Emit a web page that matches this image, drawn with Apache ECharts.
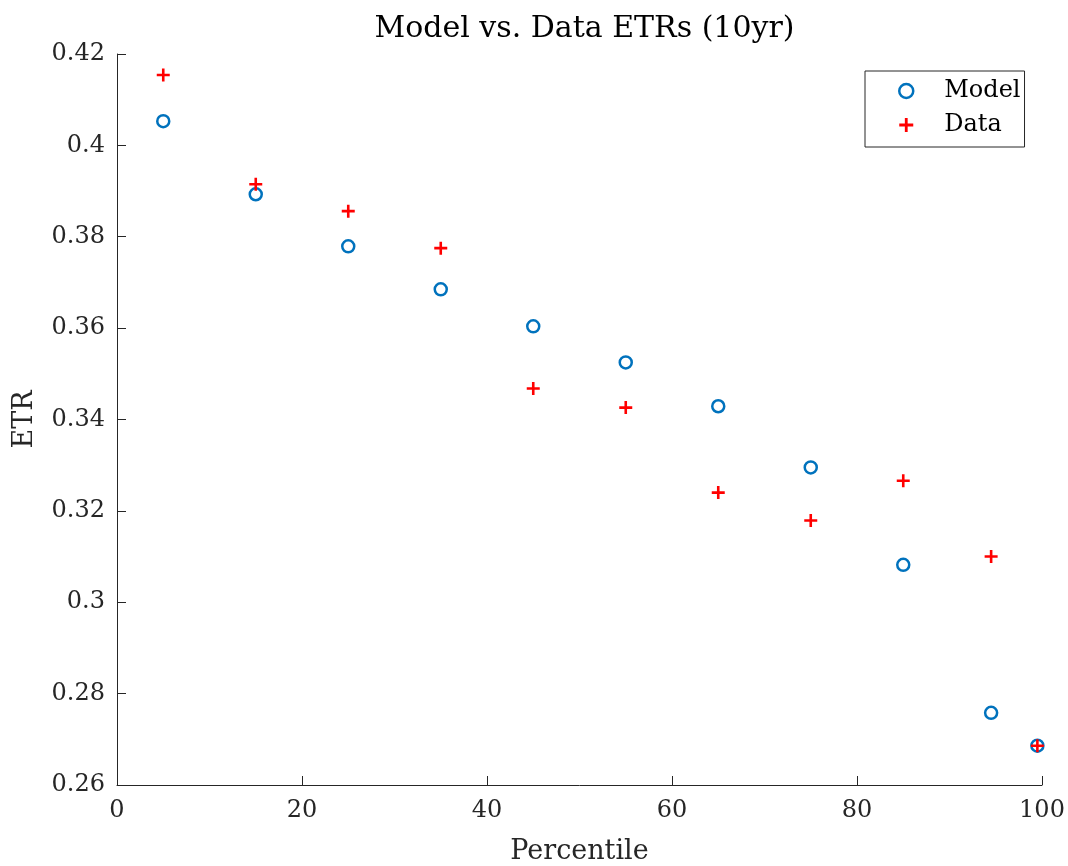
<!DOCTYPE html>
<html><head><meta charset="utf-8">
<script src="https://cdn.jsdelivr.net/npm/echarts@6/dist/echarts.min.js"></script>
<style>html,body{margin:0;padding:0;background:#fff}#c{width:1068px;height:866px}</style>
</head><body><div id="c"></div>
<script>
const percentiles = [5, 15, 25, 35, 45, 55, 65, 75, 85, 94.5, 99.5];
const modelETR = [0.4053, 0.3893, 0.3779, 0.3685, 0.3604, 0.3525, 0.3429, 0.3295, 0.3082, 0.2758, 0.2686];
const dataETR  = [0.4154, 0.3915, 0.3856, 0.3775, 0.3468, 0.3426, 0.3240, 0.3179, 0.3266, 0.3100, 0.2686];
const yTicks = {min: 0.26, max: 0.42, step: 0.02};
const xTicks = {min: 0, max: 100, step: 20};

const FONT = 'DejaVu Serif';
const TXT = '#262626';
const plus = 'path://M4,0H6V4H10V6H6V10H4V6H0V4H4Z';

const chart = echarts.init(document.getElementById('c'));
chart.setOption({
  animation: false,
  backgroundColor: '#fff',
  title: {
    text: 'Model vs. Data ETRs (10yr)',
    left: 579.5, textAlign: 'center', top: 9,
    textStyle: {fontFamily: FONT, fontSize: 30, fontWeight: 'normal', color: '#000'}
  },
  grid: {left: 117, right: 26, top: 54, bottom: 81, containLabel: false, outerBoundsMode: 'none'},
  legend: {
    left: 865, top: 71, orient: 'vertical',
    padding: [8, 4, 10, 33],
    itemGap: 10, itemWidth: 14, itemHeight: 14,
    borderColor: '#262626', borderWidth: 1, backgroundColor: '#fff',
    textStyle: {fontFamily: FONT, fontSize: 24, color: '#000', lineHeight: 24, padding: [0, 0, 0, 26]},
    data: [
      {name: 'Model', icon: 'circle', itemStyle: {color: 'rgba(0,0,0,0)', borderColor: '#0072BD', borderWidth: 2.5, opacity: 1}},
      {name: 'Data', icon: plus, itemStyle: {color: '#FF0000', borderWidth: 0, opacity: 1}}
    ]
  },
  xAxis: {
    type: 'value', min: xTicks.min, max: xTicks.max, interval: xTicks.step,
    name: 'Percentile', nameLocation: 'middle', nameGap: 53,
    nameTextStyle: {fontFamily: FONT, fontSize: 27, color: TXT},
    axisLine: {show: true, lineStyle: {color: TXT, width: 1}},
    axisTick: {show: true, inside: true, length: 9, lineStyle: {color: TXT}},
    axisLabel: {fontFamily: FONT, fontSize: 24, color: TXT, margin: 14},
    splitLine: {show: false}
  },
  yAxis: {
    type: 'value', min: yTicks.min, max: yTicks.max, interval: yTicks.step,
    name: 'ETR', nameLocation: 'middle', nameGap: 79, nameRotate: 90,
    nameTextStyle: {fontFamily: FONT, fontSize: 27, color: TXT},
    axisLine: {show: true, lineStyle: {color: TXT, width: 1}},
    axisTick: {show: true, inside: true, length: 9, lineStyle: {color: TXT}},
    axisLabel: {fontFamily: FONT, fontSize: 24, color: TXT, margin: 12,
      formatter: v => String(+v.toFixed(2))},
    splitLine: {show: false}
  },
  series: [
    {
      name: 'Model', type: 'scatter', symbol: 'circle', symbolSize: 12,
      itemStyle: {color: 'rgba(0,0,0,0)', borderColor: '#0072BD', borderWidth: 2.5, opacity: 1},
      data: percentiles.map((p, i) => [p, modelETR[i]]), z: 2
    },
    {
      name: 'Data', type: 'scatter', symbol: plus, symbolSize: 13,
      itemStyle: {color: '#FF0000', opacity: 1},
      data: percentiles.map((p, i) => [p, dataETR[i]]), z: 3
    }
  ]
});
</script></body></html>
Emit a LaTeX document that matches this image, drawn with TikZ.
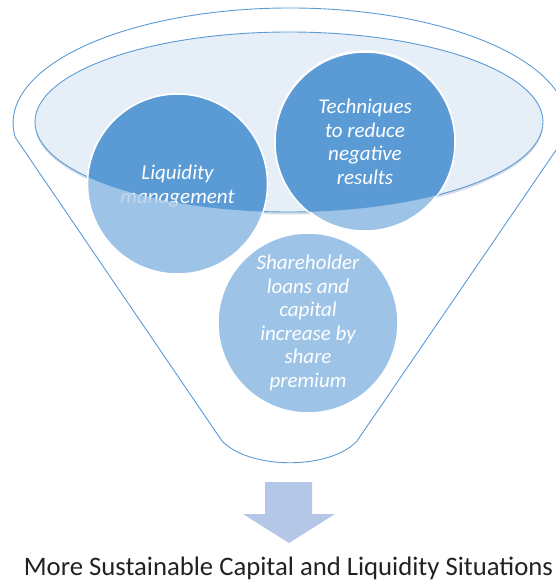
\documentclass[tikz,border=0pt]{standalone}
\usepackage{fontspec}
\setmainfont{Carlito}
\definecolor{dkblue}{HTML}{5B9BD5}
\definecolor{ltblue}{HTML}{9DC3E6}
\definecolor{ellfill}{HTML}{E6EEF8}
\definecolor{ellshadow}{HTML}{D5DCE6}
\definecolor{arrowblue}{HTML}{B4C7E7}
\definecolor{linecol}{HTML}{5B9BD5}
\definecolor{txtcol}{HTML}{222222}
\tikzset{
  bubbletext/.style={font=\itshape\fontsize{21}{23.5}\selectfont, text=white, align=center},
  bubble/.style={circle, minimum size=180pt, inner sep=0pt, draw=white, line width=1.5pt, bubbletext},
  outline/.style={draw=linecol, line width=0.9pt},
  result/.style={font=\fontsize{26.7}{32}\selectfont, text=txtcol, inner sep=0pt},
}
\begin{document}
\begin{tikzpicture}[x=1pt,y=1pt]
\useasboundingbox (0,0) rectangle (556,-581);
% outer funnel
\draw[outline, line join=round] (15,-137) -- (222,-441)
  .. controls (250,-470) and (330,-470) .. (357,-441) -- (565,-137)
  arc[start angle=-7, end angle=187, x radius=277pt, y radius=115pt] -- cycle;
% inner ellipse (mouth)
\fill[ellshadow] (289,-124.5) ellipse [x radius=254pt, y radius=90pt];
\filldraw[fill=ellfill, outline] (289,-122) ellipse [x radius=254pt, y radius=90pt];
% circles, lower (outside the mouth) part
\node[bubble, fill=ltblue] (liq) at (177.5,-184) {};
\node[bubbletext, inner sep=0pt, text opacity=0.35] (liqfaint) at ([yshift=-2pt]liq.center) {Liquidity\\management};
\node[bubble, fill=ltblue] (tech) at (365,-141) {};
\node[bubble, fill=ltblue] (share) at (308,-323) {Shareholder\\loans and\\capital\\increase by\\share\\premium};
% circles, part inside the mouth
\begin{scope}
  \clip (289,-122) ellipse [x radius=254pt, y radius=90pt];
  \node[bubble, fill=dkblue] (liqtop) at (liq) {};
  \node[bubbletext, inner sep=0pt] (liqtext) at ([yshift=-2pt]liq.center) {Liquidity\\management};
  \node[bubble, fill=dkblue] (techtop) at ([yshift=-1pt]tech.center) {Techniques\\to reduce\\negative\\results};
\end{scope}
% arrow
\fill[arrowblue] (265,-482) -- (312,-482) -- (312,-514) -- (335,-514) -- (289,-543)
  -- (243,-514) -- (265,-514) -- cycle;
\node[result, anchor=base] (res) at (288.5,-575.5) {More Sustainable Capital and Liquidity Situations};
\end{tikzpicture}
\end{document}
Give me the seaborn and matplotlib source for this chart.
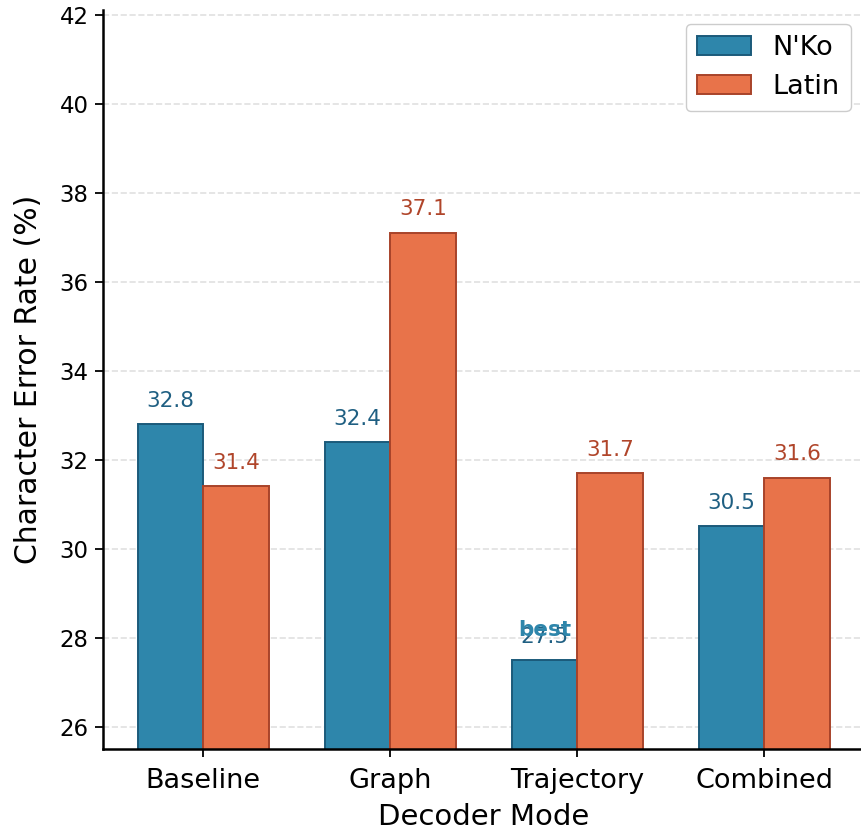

■ **GIVEN EXERCISE**
Pictures are to be left out; the records above must be repeated word for word.

■ **SOLUTION TO THE PROBLEM**
Emit a web page that matches this image, drawn with Apache ECharts.
<!DOCTYPE html>
<html><head><meta charset="utf-8">
<script src="https://cdn.jsdelivr.net/npm/echarts@6/dist/echarts.min.js"></script>
<style>html,body{margin:0;padding:0;background:#fff}#c{width:1068px;height:866px}</style>
</head><body><div id="c"></div>
<script>
const percentiles = [5, 15, 25, 35, 45, 55, 65, 75, 85, 94.5, 99.5];
const modelETR = [0.4053, 0.3893, 0.3779, 0.3685, 0.3604, 0.3525, 0.3429, 0.3295, 0.3082, 0.2758, 0.2686];
const dataETR  = [0.4154, 0.3915, 0.3856, 0.3775, 0.3468, 0.3426, 0.3240, 0.3179, 0.3266, 0.3100, 0.2686];
const yTicks = {min: 0.26, max: 0.42, step: 0.02};
const xTicks = {min: 0, max: 100, step: 20};

const FONT = 'DejaVu Serif';
const TXT = '#262626';
const plus = 'path://M4,0H6V4H10V6H6V10H4V6H0V4H4Z';

const chart = echarts.init(document.getElementById('c'));
chart.setOption({
  animation: false,
  backgroundColor: '#fff',
  title: {
    text: 'Model vs. Data ETRs (10yr)',
    left: 579.5, textAlign: 'center', top: 9,
    textStyle: {fontFamily: FONT, fontSize: 30, fontWeight: 'normal', color: '#000'}
  },
  grid: {left: 117, right: 26, top: 54, bottom: 81, containLabel: false, outerBoundsMode: 'none'},
  legend: {
    left: 865, top: 71, orient: 'vertical',
    padding: [8, 4, 10, 33],
    itemGap: 10, itemWidth: 14, itemHeight: 14,
    borderColor: '#262626', borderWidth: 1, backgroundColor: '#fff',
    textStyle: {fontFamily: FONT, fontSize: 24, color: '#000', lineHeight: 24, padding: [0, 0, 0, 26]},
    data: [
      {name: 'Model', icon: 'circle', itemStyle: {color: 'rgba(0,0,0,0)', borderColor: '#0072BD', borderWidth: 2.5, opacity: 1}},
      {name: 'Data', icon: plus, itemStyle: {color: '#FF0000', borderWidth: 0, opacity: 1}}
    ]
  },
  xAxis: {
    type: 'value', min: xTicks.min, max: xTicks.max, interval: xTicks.step,
    name: 'Percentile', nameLocation: 'middle', nameGap: 53,
    nameTextStyle: {fontFamily: FONT, fontSize: 27, color: TXT},
    axisLine: {show: true, lineStyle: {color: TXT, width: 1}},
    axisTick: {show: true, inside: true, length: 9, lineStyle: {color: TXT}},
    axisLabel: {fontFamily: FONT, fontSize: 24, color: TXT, margin: 14},
    splitLine: {show: false}
  },
  yAxis: {
    type: 'value', min: yTicks.min, max: yTicks.max, interval: yTicks.step,
    name: 'ETR', nameLocation: 'middle', nameGap: 79, nameRotate: 90,
    nameTextStyle: {fontFamily: FONT, fontSize: 27, color: TXT},
    axisLine: {show: true, lineStyle: {color: TXT, width: 1}},
    axisTick: {show: true, inside: true, length: 9, lineStyle: {color: TXT}},
    axisLabel: {fontFamily: FONT, fontSize: 24, color: TXT, margin: 12,
      formatter: v => String(+v.toFixed(2))},
    splitLine: {show: false}
  },
  series: [
    {
      name: 'Model', type: 'scatter', symbol: 'circle', symbolSize: 12,
      itemStyle: {color: 'rgba(0,0,0,0)', borderColor: '#0072BD', borderWidth: 2.5, opacity: 1},
      data: percentiles.map((p, i) => [p, modelETR[i]]), z: 2
    },
    {
      name: 'Data', type: 'scatter', symbol: plus, symbolSize: 13,
      itemStyle: {color: '#FF0000', opacity: 1},
      data: percentiles.map((p, i) => [p, dataETR[i]]), z: 3
    }
  ]
});
</script></body></html>
Emit a LaTeX document that matches this image, drawn with TikZ.
\documentclass[tikz,border=0pt]{standalone}
\usepackage{fontspec}
\setmainfont{Carlito}
\definecolor{dkblue}{HTML}{5B9BD5}
\definecolor{ltblue}{HTML}{9DC3E6}
\definecolor{ellfill}{HTML}{E6EEF8}
\definecolor{ellshadow}{HTML}{D5DCE6}
\definecolor{arrowblue}{HTML}{B4C7E7}
\definecolor{linecol}{HTML}{5B9BD5}
\definecolor{txtcol}{HTML}{222222}
\tikzset{
  bubbletext/.style={font=\itshape\fontsize{21}{23.5}\selectfont, text=white, align=center},
  bubble/.style={circle, minimum size=180pt, inner sep=0pt, draw=white, line width=1.5pt, bubbletext},
  outline/.style={draw=linecol, line width=0.9pt},
  result/.style={font=\fontsize{26.7}{32}\selectfont, text=txtcol, inner sep=0pt},
}
\begin{document}
\begin{tikzpicture}[x=1pt,y=1pt]
\useasboundingbox (0,0) rectangle (556,-581);
% outer funnel
\draw[outline, line join=round] (15,-137) -- (222,-441)
  .. controls (250,-470) and (330,-470) .. (357,-441) -- (565,-137)
  arc[start angle=-7, end angle=187, x radius=277pt, y radius=115pt] -- cycle;
% inner ellipse (mouth)
\fill[ellshadow] (289,-124.5) ellipse [x radius=254pt, y radius=90pt];
\filldraw[fill=ellfill, outline] (289,-122) ellipse [x radius=254pt, y radius=90pt];
% circles, lower (outside the mouth) part
\node[bubble, fill=ltblue] (liq) at (177.5,-184) {};
\node[bubbletext, inner sep=0pt, text opacity=0.35] (liqfaint) at ([yshift=-2pt]liq.center) {Liquidity\\management};
\node[bubble, fill=ltblue] (tech) at (365,-141) {};
\node[bubble, fill=ltblue] (share) at (308,-323) {Shareholder\\loans and\\capital\\increase by\\share\\premium};
% circles, part inside the mouth
\begin{scope}
  \clip (289,-122) ellipse [x radius=254pt, y radius=90pt];
  \node[bubble, fill=dkblue] (liqtop) at (liq) {};
  \node[bubbletext, inner sep=0pt] (liqtext) at ([yshift=-2pt]liq.center) {Liquidity\\management};
  \node[bubble, fill=dkblue] (techtop) at ([yshift=-1pt]tech.center) {Techniques\\to reduce\\negative\\results};
\end{scope}
% arrow
\fill[arrowblue] (265,-482) -- (312,-482) -- (312,-514) -- (335,-514) -- (289,-543)
  -- (243,-514) -- (265,-514) -- cycle;
\node[result, anchor=base] (res) at (288.5,-575.5) {More Sustainable Capital and Liquidity Situations};
\end{tikzpicture}
\end{document}
Give me the seaborn and matplotlib source for this chart.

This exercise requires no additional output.